Compensating non-optical effects using electrically-driven optical proximity correction
Abstract
Chip performance and yield are increasingly limited by systematic and random variations introduced during wafer processing. Systematic variations are layout-dependent and can be broadly classified as optical or non-optical in nature. Optical effects have their origin in the lithography process including mask, RET, and resist. Non-optical effects are layout-dependent systematic variations which originate from processes other than lithography. Some examples of nonoptical effects are stress variations, well-proximity effect, spacer thickness variations and rapid thermal anneal (RTA) variations. Semiconductor scaling has led to an increase in the complexity and impact of such effects on circuit parameters.
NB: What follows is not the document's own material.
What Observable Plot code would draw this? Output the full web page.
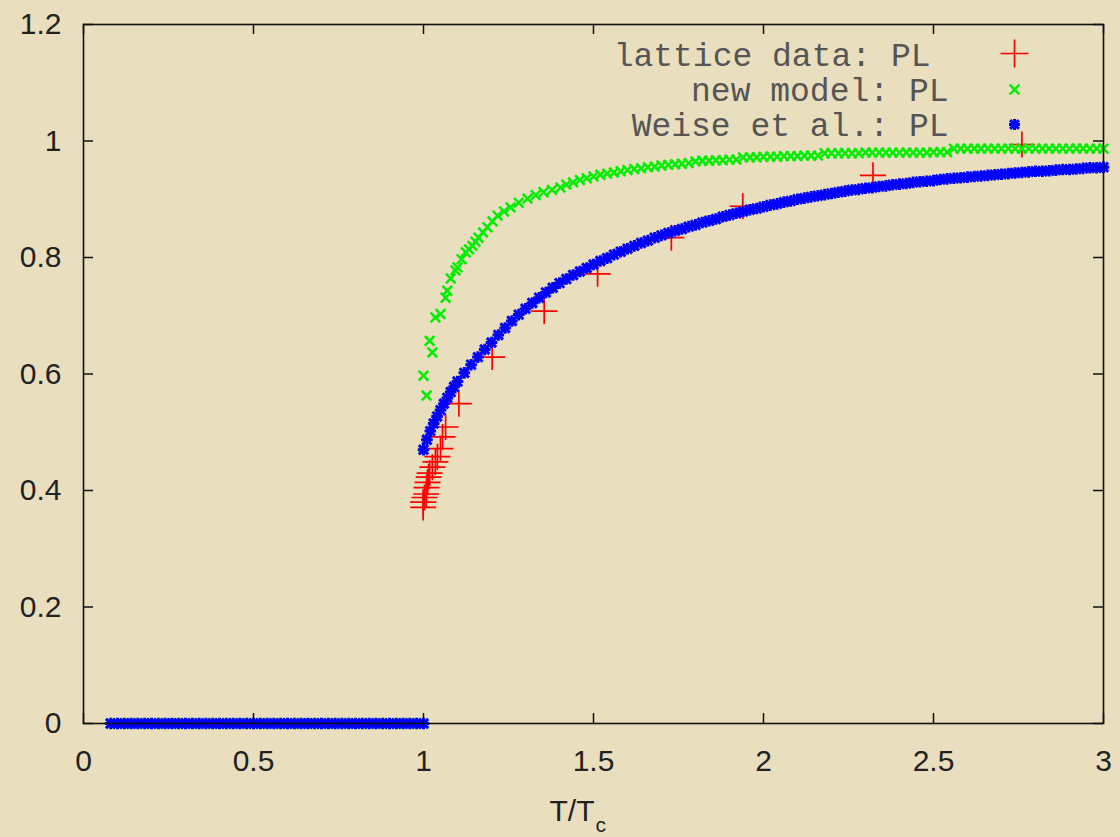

A novel technique for dataprep called electrically-driven optical proximity correction (ED-OPC) has been previously proposed which replaces the conventional OPC objective of minimization of edge placement error (EPE) with an electrical error related cost function. The introduction of electrical objectives into the OPC flow opens up the possibility of compensating for electrical variations which do not necessarily originate from the lithographic process. In this paper, we propose to utilize ED-OPC to compensate for optical as well as non-optical effects in order to mitigate circuit-limited variability and yield. We describe the impact of non-optical effects on circuit parameters such as threshold voltage and mobility. Given accurate models to predict variability of circuit parameters, we show how EDOPC can be leveraged to compensate circuit performance for matching designer intent. Compared to existing compensation techniques such as gate length biasing and metal fills, the primary advantage of using ED-OPC is that the process of fragmentation in OPC allows greater flexibility in tuning transistor properties. The benefits of using ED-OPC to compensate for non-optical effects can be observed in reduced guard-banding, leading to less conservative designs. In addition, results show a 4% average reduction in spread in timing in compensating for intra-die threshold voltage variability, which potentially translates to mitigation of circuit-limited yield. © 2009 SPIE.